-------- Material provided --------

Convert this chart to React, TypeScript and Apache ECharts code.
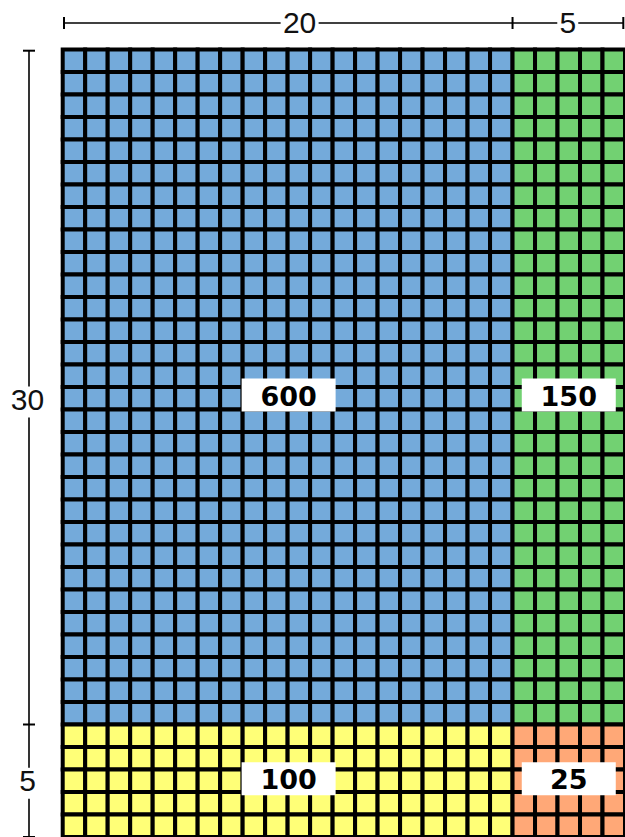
import React, { useEffect, useRef } from 'react';
import * as echarts from 'echarts';

// ---- data ----
const colWidths = [20, 5];
const rowHeights = [30, 5];
const blockValues = [
  [600, 150],
  [100, 25],
];
const topDimLabels = ['20', '5'];
const leftDimLabels = ['30', '5'];

// ---- style ----
const blockColors = [
  ['#74AADA', '#72D172'],
  ['#FFFF77', '#FFA877'],
];
const GRID_LEFT = 62.7;
const GRID_TOP = 49.5;
const CELL = 22.5;
const innerRowOffsets = [8, -2];
const innerColOffsets = [1, 0];
const topDimOffsets = [12, -1];
const leftDimOffsets = [11.5, -1];

const cum = (arr: number[]) => {
  const out = [0];
  arr.forEach((v) => out.push(out[out.length - 1] + v));
  return out;
};

export default function App() {
  const ref = useRef<HTMLDivElement>(null);

  useEffect(() => {
    document.body.style.margin = '0';
    const chart = echarts.init(ref.current!, undefined, { renderer: 'svg' });
    const xs = cum(colWidths);
    const ys = cum(rowHeights);
    const totalW = xs[xs.length - 1];
    const totalH = ys[ys.length - 1];

    const cellData: number[][] = [];
    const labelData: number[][] = [];
    rowHeights.forEach((_, r) => {
      colWidths.forEach((__, c) => {
        for (let y = ys[r]; y < ys[r + 1]; y++) {
          for (let x = xs[c]; x < xs[c + 1]; x++) {
            cellData.push([x, y, r, c]);
          }
        }
        labelData.push([(xs[c] + xs[c + 1]) / 2, (ys[r] + ys[r + 1]) / 2, blockValues[r][c], r, c]);
      });
    });

    const dimFont = '30px "Liberation Sans", Arial, sans-serif';

    chart.setOption({
      animation: false,
      grid: {
        left: GRID_LEFT,
        top: GRID_TOP,
        width: totalW * CELL,
        height: totalH * CELL,
      },
      xAxis: { type: 'value', min: 0, max: totalW, show: false },
      yAxis: { type: 'value', min: 0, max: totalH, inverse: true, show: false },
      series: [
        {
          type: 'custom',
          data: cellData,
          renderItem: (params: any, api: any) => {
            const x = api.value(0);
            const y = api.value(1);
            const r = api.value(2);
            const c = api.value(3);
            const p0 = api.coord([x, y]);
            const p1 = api.coord([x + 1, y + 1]);
            return {
              type: 'rect',
              shape: {
                x: p0[0],
                y: Math.min(p0[1], p1[1]),
                width: p1[0] - p0[0],
                height: Math.abs(p1[1] - p0[1]),
              },
              style: { fill: blockColors[r][c], stroke: '#000', lineWidth: 4 },
            };
          },
        },
        {
          type: 'custom',
          data: labelData,
          renderItem: (params: any, api: any) => {
            const r = api.value(3);
            const c = api.value(4);
            const p = api.coord([api.value(0), api.value(1)]);
            const cx = p[0] + innerColOffsets[c];
            const cy = p[1] + innerRowOffsets[r];
            return {
              type: 'group',
              children: [
                {
                  type: 'rect',
                  shape: { x: cx - 47, y: cy - 16.5, width: 94, height: 33 },
                  style: { fill: '#fff' },
                },
                {
                  type: 'text',
                  x: cx,
                  y: cy + 1,
                  style: {
                    text: String(api.value(2)),
                    fill: '#000',
                    font: 'bold 27px "DejaVu Sans", sans-serif',
                    align: 'center',
                    verticalAlign: 'middle',
                  },
                },
              ],
            };
          },
        },
        {
          type: 'custom',
          data: [[0, 0]],
          renderItem: (params: any, api: any) => {
            const children: any[] = [];
            const lineStyle = { stroke: '#000', lineWidth: 1.6 };
            // top dimension line
            const px = xs.map((v) => api.coord([v, 0])[0]);
            px[0] += 1.3;
            px[px.length - 1] -= 1.7;
            const yLine = GRID_TOP - 26.5;
            children.push({
              type: 'line',
              shape: { x1: px[0], y1: yLine, x2: px[px.length - 1], y2: yLine },
              style: lineStyle,
            });
            px.forEach((x) =>
              children.push({
                type: 'line',
                shape: { x1: x, y1: yLine - 6, x2: x, y2: yLine + 6 },
                style: { stroke: '#000', lineWidth: 2 },
              })
            );
            topDimLabels.forEach((t, i) => {
              const cx = api.coord([(xs[i] + xs[i + 1]) / 2, 0])[0] + topDimOffsets[i];
              const w = t.length * 17 + 4;
              children.push({
                type: 'rect',
                shape: { x: cx - w / 2, y: yLine - 14, width: w, height: 28 },
                style: { fill: '#fff' },
              });
              children.push({
                type: 'text',
                x: cx,
                y: yLine - 1,
                style: { text: t, fill: '#111', font: dimFont, align: 'center', verticalAlign: 'middle' },
              });
            });
            // left dimension line
            const py = ys.map((v) => api.coord([0, v])[1]);
            py[0] += 1.2;
            const xLine = GRID_LEFT - 33.7;
            children.push({
              type: 'line',
              shape: { x1: xLine, y1: py[0], x2: xLine, y2: py[py.length - 1] },
              style: lineStyle,
            });
            py.forEach((y) =>
              children.push({
                type: 'line',
                shape: { x1: xLine - 6, y1: y, x2: xLine + 6, y2: y },
                style: { stroke: '#000', lineWidth: 2 },
              })
            );
            leftDimLabels.forEach((t, i) => {
              const cy = api.coord([0, (ys[i] + ys[i + 1]) / 2])[1] + leftDimOffsets[i];
              const w = t.length * 17 + 4;
              children.push({
                type: 'rect',
                shape: { x: xLine - 1.5 - w / 2, y: cy - 12, width: w, height: 31 },
                style: { fill: '#fff' },
              });
              children.push({
                type: 'text',
                x: xLine - 1.5,
                y: cy + 1,
                style: { text: t, fill: '#111', font: dimFont, align: 'center', verticalAlign: 'middle' },
              });
            });
            return { type: 'group', children };
          },
        },
      ],
    });
    return () => chart.dispose();
  }, []);

  return <div ref={ref} style={{ width: 625, height: 837 }} />;
}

--------

• Task: Everything from the first line of the listing above through the line that contains "const leftDimLabels = ['30', '5'];" is to be restated word for word, minus the pictures.

• The completed task:
Convert this chart to React, TypeScript and Apache ECharts code.
import React, { useEffect, useRef } from 'react';
import * as echarts from 'echarts';

// ---- data ----
const colWidths = [20, 5];
const rowHeights = [30, 5];
const blockValues = [
  [600, 150],
  [100, 25],
];
const topDimLabels = ['20', '5'];
const leftDimLabels = ['30', '5'];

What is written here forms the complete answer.